Le città vivono nella violenza sottile e strisciante, senza che nessuna ricerca venga fatta per capire cosa sta succedendo tra chi abita nei centri storici e coloro che vivono nelle periferie (solo l’arcivescovo di Milano, monsignor Tettamanzi, ha azzardato sotto Natale un’analisi davvero interessante, la prima nel suo genere!).
Per non parlare dell’assenza nella grande informazione radiotelevisiva di quanto sta succedendo nel resto del mondo, che solo a tratti riusciamo a percepire quando però si tratta di casi di cronaca nera, guerre, epidemie, tsunami, o “cronaca rosa”, avvenimenti legati al paludato mondo dello spettacolo e del costume.
Questa non è la stampa, bellezza! Questa è il caos informativo indotto perché la gente, i milioni e milioni di elettori, contribuenti, lavoratori e pensionati vivano nella precarietà intellettuale, nell’incertezza del futuro. Questa è l’anticamera dell’illibertà e del regime. A meno che le coscienze libere e impegnate di questo paese non dimostrino uno scatto di orgoglio ed inizino a rialzare la testa, risolvendo i nodi più intricati di questo paese: cominciando proprio dal contratto nazionale collettivo dei giornalisti.
Agli inizi del Novecento, quando non esistevano i contratti collettivi, fu siglato per la prima volta nella storia dei rapporti sociali quello dei giornalisti. E da quella determinazione seguirono i contratti nazionali per altre più vaste ed importanti categorie. Oggi potrebbe accader l’esatto contrario: l’abolizione del contratto nazionale collettivo per i giornalisti farebbe così da battistrada al ridimensionamento dei contratti nazionali per metalmeccanici, chimici, commercio, e quanti altri, magari passando prima per la contrattazione locale e aziendale, per poi arrivare in tempi stretti agli sciagurati contratti individuali.

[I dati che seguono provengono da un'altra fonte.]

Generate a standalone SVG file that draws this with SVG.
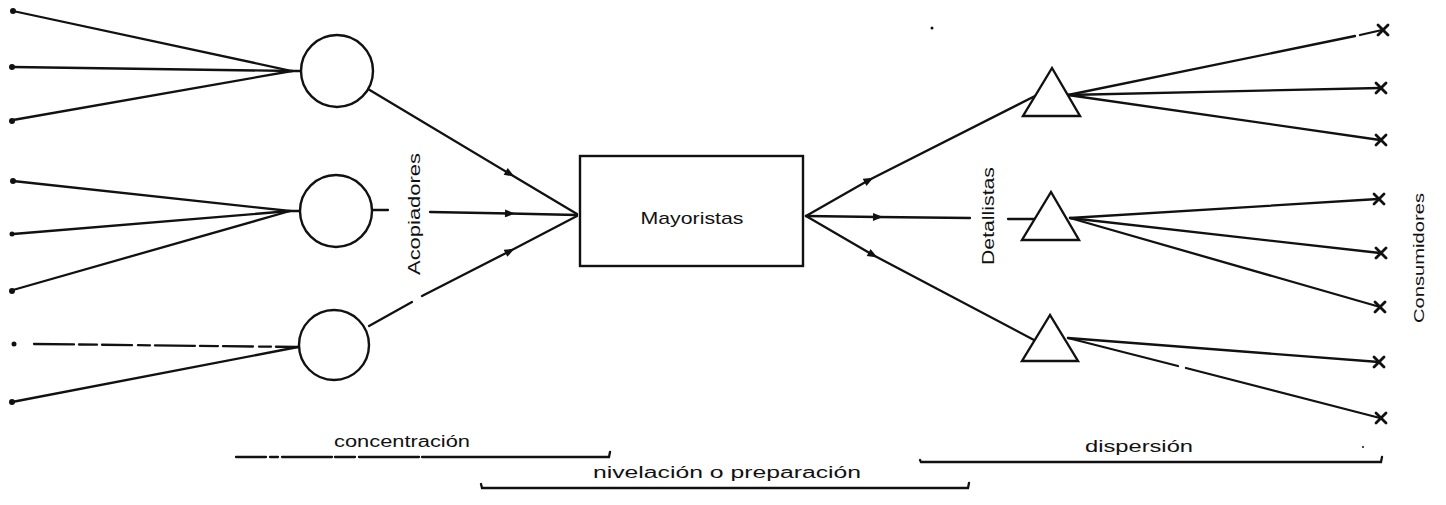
<svg xmlns="http://www.w3.org/2000/svg" width="1446" height="505" viewBox="0 0 1446 505">
  <style>
    .ln { fill: none; stroke: #111; stroke-width: 2.3; stroke-linecap: round; }
    .shape { fill: #fff; stroke: #111; stroke-width: 2.4; }
    .lbl { font-family: "Liberation Sans", Arial, sans-serif; fill: #111; }
    .src { fill: #111; }
    .cons { stroke: #111; stroke-width: 2.8; stroke-linecap: round; }
  </style>
  <defs>
    <marker id="arr" viewBox="0 0 10 8" refX="5" refY="4" markerWidth="11" markerHeight="8" markerUnits="userSpaceOnUse" orient="auto">
      <path d="M0,0 L10,4 L0,8 Z" fill="#111"/>
    </marker>
    <g id="xmark">
      <line x1="-5" y1="-5" x2="5" y2="5" class="cons"/>
      <line x1="-5" y1="5" x2="5" y2="-5" class="cons"/>
    </g>
  </defs>
  <rect width="1446" height="505" fill="#fff"/>

  <!-- connectors -->
  <g id="connectors">
    <!-- producers to collectors -->
    <path class="ln" d="M13,11 L292,71 L301,71"/>
    <path class="ln" d="M13,67 L292,71"/>
    <path class="ln" d="M13,120 L292,71"/>
    <path class="ln" d="M13,181 L290,211 L300,211"/>
    <path class="ln" d="M13,234 L290,211"/>
    <path class="ln" d="M13,290 L290,211"/>
    <path class="ln" d="M34,344 L298,347" stroke-width="1.8" stroke-dasharray="40 5 18 5 30 6 12 5"/>
    <path class="ln" d="M12,402 L298,347"/>

    <!-- collectors to wholesalers -->
    <path class="ln" d="M368,89 L510,174 L577,214" marker-mid="url(#arr)"/>
    <path class="ln" d="M373,210 L388,210"/>
    <path class="ln" d="M430,212 L510,213.5 L577,215" marker-mid="url(#arr)"/>
    <path class="ln" d="M369,326 L412,302"/>
    <path class="ln" d="M422,296 L510,251 L577,216" marker-mid="url(#arr)"/>

    <!-- wholesalers to retailers -->
    <path class="ln" d="M806,216 L869,180 L1035,96" marker-mid="url(#arr)"/>
    <path class="ln" d="M806,216 L878,217 L970,218" marker-mid="url(#arr)"/>
    <path class="ln" d="M1008,219 L1035,219"/>
    <path class="ln" d="M806,216 L873,255 L1034,340" marker-mid="url(#arr)"/>

    <!-- retailers to consumers -->
    <path class="ln" d="M1068,95 L1355,36"/>
    <path class="ln" d="M1360,35 L1382,30"/>
    <path class="ln" d="M1068,95 L1380,88"/>
    <path class="ln" d="M1068,95 L1380,140"/>
    <path class="ln" d="M1070,218 L1378,199"/>
    <path class="ln" d="M1070,218 L1380,253"/>
    <path class="ln" d="M1070,218 L1380,307"/>
    <path class="ln" d="M1068,338 L1379,362"/>
    <path class="ln" d="M1068,338 L1178,366"/>
    <path class="ln" d="M1186,368 L1380,418"/>
  </g>

  <!-- producers (origin points) -->
  <g id="producers">
    <circle class="src" cx="13" cy="11" r="3"/>
    <circle class="src" cx="12" cy="67" r="3"/>
    <circle class="src" cx="12" cy="121" r="3"/>
    <circle class="src" cx="13" cy="181" r="3"/>
    <circle class="src" cx="12" cy="234" r="2.5"/>
    <circle class="src" cx="12" cy="291" r="3"/>
    <circle class="src" cx="14" cy="344" r="2.5"/>
    <circle class="src" cx="12" cy="402" r="3"/>
  </g>

  <!-- collectors -->
  <g id="acopiador-1"><circle class="shape" cx="337" cy="71" r="36"/></g>
  <g id="acopiador-2"><circle class="shape" cx="336" cy="211" r="36"/></g>
  <g id="acopiador-3"><circle class="shape" cx="334" cy="345" r="35"/></g>
  <g id="acopiadores-label">
    <text class="lbl" font-size="16" transform="translate(420,214) rotate(-90)" text-anchor="middle" textLength="122" lengthAdjust="spacingAndGlyphs">Acopiadores</text>
  </g>

  <!-- wholesalers -->
  <g id="mayoristas">
    <rect class="shape" x="580" y="156" width="223" height="110"/>
    <text class="lbl" x="692" y="224" font-size="17" text-anchor="middle" textLength="103" lengthAdjust="spacingAndGlyphs">Mayoristas</text>
  </g>

  <!-- retailers -->
  <g id="detallista-1"><polygon class="shape" points="1052,68 1023,116 1080,116"/></g>
  <g id="detallista-2"><polygon class="shape" points="1051,192 1022,240 1079,240"/></g>
  <g id="detallista-3"><polygon class="shape" points="1050,315 1022,361 1078,361"/></g>
  <g id="detallistas-label">
    <text class="lbl" font-size="16" transform="translate(994,216) rotate(-90)" text-anchor="middle" textLength="98" lengthAdjust="spacingAndGlyphs">Detallistas</text>
  </g>

  <!-- consumers -->
  <g id="consumidores">
    <use href="#xmark" x="1383" y="30"/>
    <use href="#xmark" x="1381" y="88"/>
    <use href="#xmark" x="1381" y="140"/>
    <use href="#xmark" x="1379" y="199"/>
    <use href="#xmark" x="1381" y="253"/>
    <use href="#xmark" x="1380" y="307"/>
    <use href="#xmark" x="1379" y="362"/>
    <use href="#xmark" x="1381" y="418"/>
    <text class="lbl" font-size="15" transform="translate(1424,258) rotate(-90)" text-anchor="middle" textLength="130" lengthAdjust="spacingAndGlyphs">Consumidores</text>
  </g>

  <!-- stage brackets -->
  <g id="concentracion">
    <text class="lbl" x="402" y="447" font-size="16" text-anchor="middle" textLength="136" lengthAdjust="spacingAndGlyphs">concentración</text>
    <path class="ln" d="M236,457 L609,457 L610,452" stroke-dasharray="30 4 8 4 50 3 20 4 60 3 400"/>
  </g>
  <g id="nivelacion">
    <text class="lbl" x="727" y="478" font-size="16" text-anchor="middle" textLength="268" lengthAdjust="spacingAndGlyphs">nivelación o preparación</text>
    <path class="ln" d="M481,484 L482,488 L968,488 L969,483"/>
  </g>
  <g id="dispersion">
    <text class="lbl" x="1139" y="452" font-size="16" text-anchor="middle" textLength="108" lengthAdjust="spacingAndGlyphs">dispersión</text>
    <path class="ln" d="M920,460 L921,462 L1381,462 L1382,457"/>
  </g>
  <circle class="src" cx="932" cy="28" r="1.5"/>
  <circle class="src" cx="1363" cy="447" r="1"/>
</svg>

Cosa si aspetta ancora per fermare questa deriva illiberale? E dopo i contratti abrogati, ne siamo convinti, toccherà anche alla politica essere abrogata, perché senza certezze e dignità lavorative, l’informazione è solo asservita, precaria e di parte. E’ proprio vero: la libertà costa cara e la stampa libera lo è ancora di più! Ma questi sono i costi, benedetti, della democrazia.